# Extra cyclogest??



## Miki D (Mar 3, 2009)

Hi everyone,

Does anyone know if it's ok/safe to take extra cyclogest pessaries in the 2ww? I'm sure I've read on FF that ladies have taken extra.

I'm just a little worried that I'm having ET 3 days before AF is due. I know the drugs are now controlling my cycle, but on my 3 fresh cycles AF has arrived bang on time, I never make it until OTD.

I may ask my clinic but have a feeling they'll say no as they say no to most other things I've suggested.

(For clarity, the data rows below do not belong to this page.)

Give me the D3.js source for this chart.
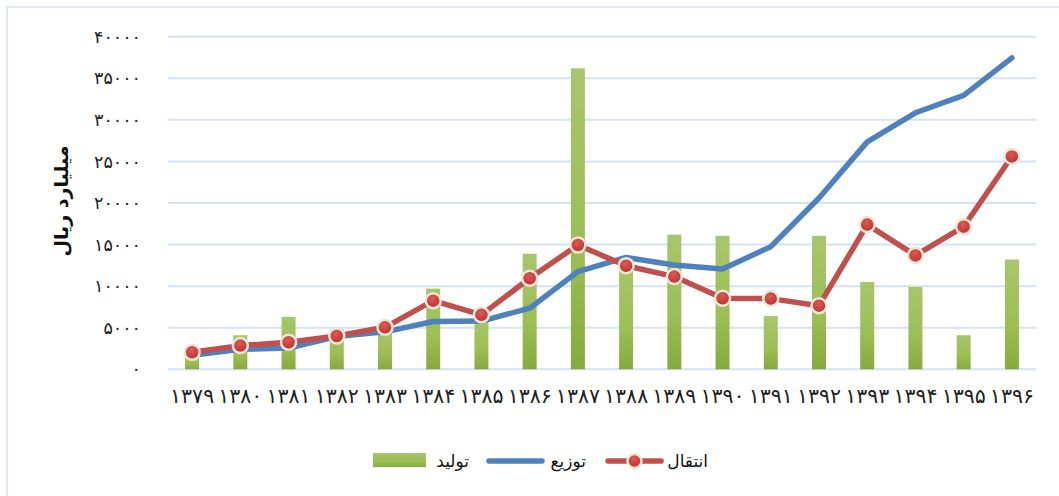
<!DOCTYPE html>
<html><head><meta charset="utf-8">
<script src="https://cdn.jsdelivr.net/npm/d3@7"></script>
<style>
html,body{margin:0;padding:0;background:#fff;}
svg{display:block;font-family:"DejaVu Sans",sans-serif;}
</style></head>
<body>
<svg id="chart" width="1059" height="496"></svg>
<script>
const years = ["۱۳۷۹","۱۳۸۰","۱۳۸۱","۱۳۸۲","۱۳۸۳","۱۳۸۴","۱۳۸۵","۱۳۸۶","۱۳۸۷","۱۳۸۸","۱۳۸۹","۱۳۹۰","۱۳۹۱","۱۳۹۲","۱۳۹۳","۱۳۹۴","۱۳۹۵","۱۳۹۶"];
const production = [1800,4100,6300,4800,4600,9700,5800,13900,36200,12200,16200,16050,6400,16050,10500,9900,4100,13200];
const distribution = [1700,2400,2550,3950,4500,5750,5800,7350,11750,13450,12550,12050,14750,20600,27350,30850,32950,37450];
const transmission = [2050,2850,3250,4000,5050,8250,6550,10950,14950,12450,11150,8550,8500,7650,17400,13700,17150,25600];
const yTicks = [0,5000,10000,15000,20000,25000,30000,35000,40000];
const seriesNames = ["تولید","توزیع","انتقال"];
const yTitle = "میلیارد ریال";

const toFa = n => String(n).replace(/\d/g, d => "۰۱۲۳۴۵۶۷۸۹"[d]);

const svg = d3.select("#chart");
const defs = svg.append("defs");
const g1 = defs.append("linearGradient").attr("id","barGrad").attr("x1",0).attr("y1",0).attr("x2",0).attr("y2",1);
g1.append("stop").attr("offset","0%").attr("stop-color","#a8c56c");
g1.append("stop").attr("offset","60%").attr("stop-color","#9bbf55");
g1.append("stop").attr("offset","100%").attr("stop-color","#86aa3e");
const g2 = defs.append("radialGradient").attr("id","mkGrad").attr("cx","45%").attr("cy","35%").attr("r","65%");
g2.append("stop").attr("offset","0%").attr("stop-color","#dd5a57");
g2.append("stop").attr("offset","100%").attr("stop-color","#b8302d");

// outer border (left/top visible)
svg.append("rect").attr("x",7).attr("y",7).attr("width",1070).attr("height",500)
  .attr("fill","none").attr("stroke","#d3e1f3").attr("stroke-width",1.5);

const x = d3.scaleBand().domain(years).range([168,1036]).paddingInner(0).paddingOuter(0);
const y = d3.scaleLinear().domain([0,40000]).range([369.3,36.7]);

// gridlines
svg.append("g").selectAll("line").data(yTicks).join("line")
  .attr("x1",168).attr("x2",1036).attr("y1",d=>y(d)).attr("y2",d=>y(d))
  .attr("stroke","#d5e2f3").attr("stroke-width",2);

// y axis labels
const yAxis = d3.axisLeft(y).tickValues(yTicks).tickFormat(d=>toFa(d)).tickSize(0).tickPadding(0);
const ya = svg.append("g").attr("transform","translate(141,0)").call(yAxis);
ya.select(".domain").remove();
ya.selectAll("text").attr("font-size",17.5).attr("fill","#222").attr("font-family","DejaVu Sans");

// x axis labels
const xAxis = d3.axisBottom(x).tickSize(0).tickPadding(0);
const xa = svg.append("g").attr("transform","translate(0,389)").call(xAxis);
xa.select(".domain").remove();
xa.selectAll("text").attr("font-size",20.5).attr("fill","#222").attr("dy","0.7em").attr("font-family","DejaVu Sans");

// y title
svg.append("text").attr("transform","translate(68,201) rotate(-90)")
  .attr("text-anchor","middle").attr("font-size",19).attr("font-weight","bold").attr("fill","#111")
  .text(yTitle);

// bars
const bw = 14;
svg.append("g").selectAll("rect").data(production).join("rect")
  .attr("x",(d,i)=>x(years[i])+x.bandwidth()/2-bw/2).attr("width",bw)
  .attr("y",d=>y(d)).attr("height",d=>y(0)-y(d)).attr("fill","url(#barGrad)");

const cx = i => x(years[i])+x.bandwidth()/2;
const line = d3.line().x((d,i)=>cx(i)).y(d=>y(d));

svg.append("path").datum(distribution).attr("d",line).attr("fill","none")
  .attr("stroke","#4f81bd").attr("stroke-width",5.5).attr("stroke-linejoin","round").attr("stroke-linecap","round");
svg.append("path").datum(transmission).attr("d",line).attr("fill","none")
  .attr("stroke","#c0504d").attr("stroke-width",5.5).attr("stroke-linejoin","round").attr("stroke-linecap","round");
svg.append("g").selectAll("circle").data(transmission).join("circle")
  .attr("cx",(d,i)=>cx(i)).attr("cy",d=>y(d)).attr("r",7.5)
  .attr("fill","url(#mkGrad)").attr("stroke","#ebe6d6").attr("stroke-width",2.5);

// legend
const lg = svg.append("g").attr("font-size",17).attr("fill","#111");
lg.append("rect").attr("x",373).attr("y",453).attr("width",53).attr("height",14).attr("fill","url(#barGrad)");
lg.append("text").attr("x",469).attr("y",467).attr("text-anchor","end").text(seriesNames[0]);
lg.append("line").attr("x1",489).attr("x2",542).attr("y1",461).attr("y2",461)
  .attr("stroke","#4f81bd").attr("stroke-width",5.5).attr("stroke-linecap","round");
lg.append("text").attr("x",586).attr("y",467).attr("text-anchor","end").text(seriesNames[1]);
lg.append("line").attr("x1",608).attr("x2",661).attr("y1",461).attr("y2",461)
  .attr("stroke","#c0504d").attr("stroke-width",5.5).attr("stroke-linecap","round");
lg.append("circle").attr("cx",634.5).attr("cy",461).attr("r",7)
  .attr("fill","url(#mkGrad)").attr("stroke","#ebe6d6").attr("stroke-width",2.5);
lg.append("text").attr("x",708).attr("y",467).attr("text-anchor","end").text(seriesNames[2]);
</script>
</body></html>
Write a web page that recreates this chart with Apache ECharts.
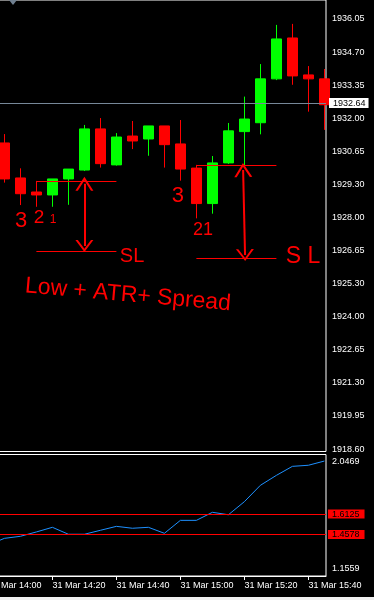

Thanks if anyone can help.

Miki x


----------



## MissTC (May 8, 2006)

Morning Miki   

I really wouldn't advise upping your cyclogest dosage without speaking to your clinic first.  I know some members do, but usually at the instruction of their consultant?  Last year when we got BFP and I started spotting I was instructed to up my cyclogest to 3 pessaries per day to increase progesterone, but that was because of the spotting I think.  

Why don't you talk to them again and explain your worries about AF and what has happened in the past?  They may give you something extra such as gestone injections?

Good luck hun and I hope you get your dreams xx


----------



## Miki D (Mar 3, 2009)

Thanks for that MissTC. I think I kind of knew I shouldn't go upping the dose without asking them really. Gestone injections was one of the things I've asked about and was told no...so we'll see   

Thanks hun xx


----------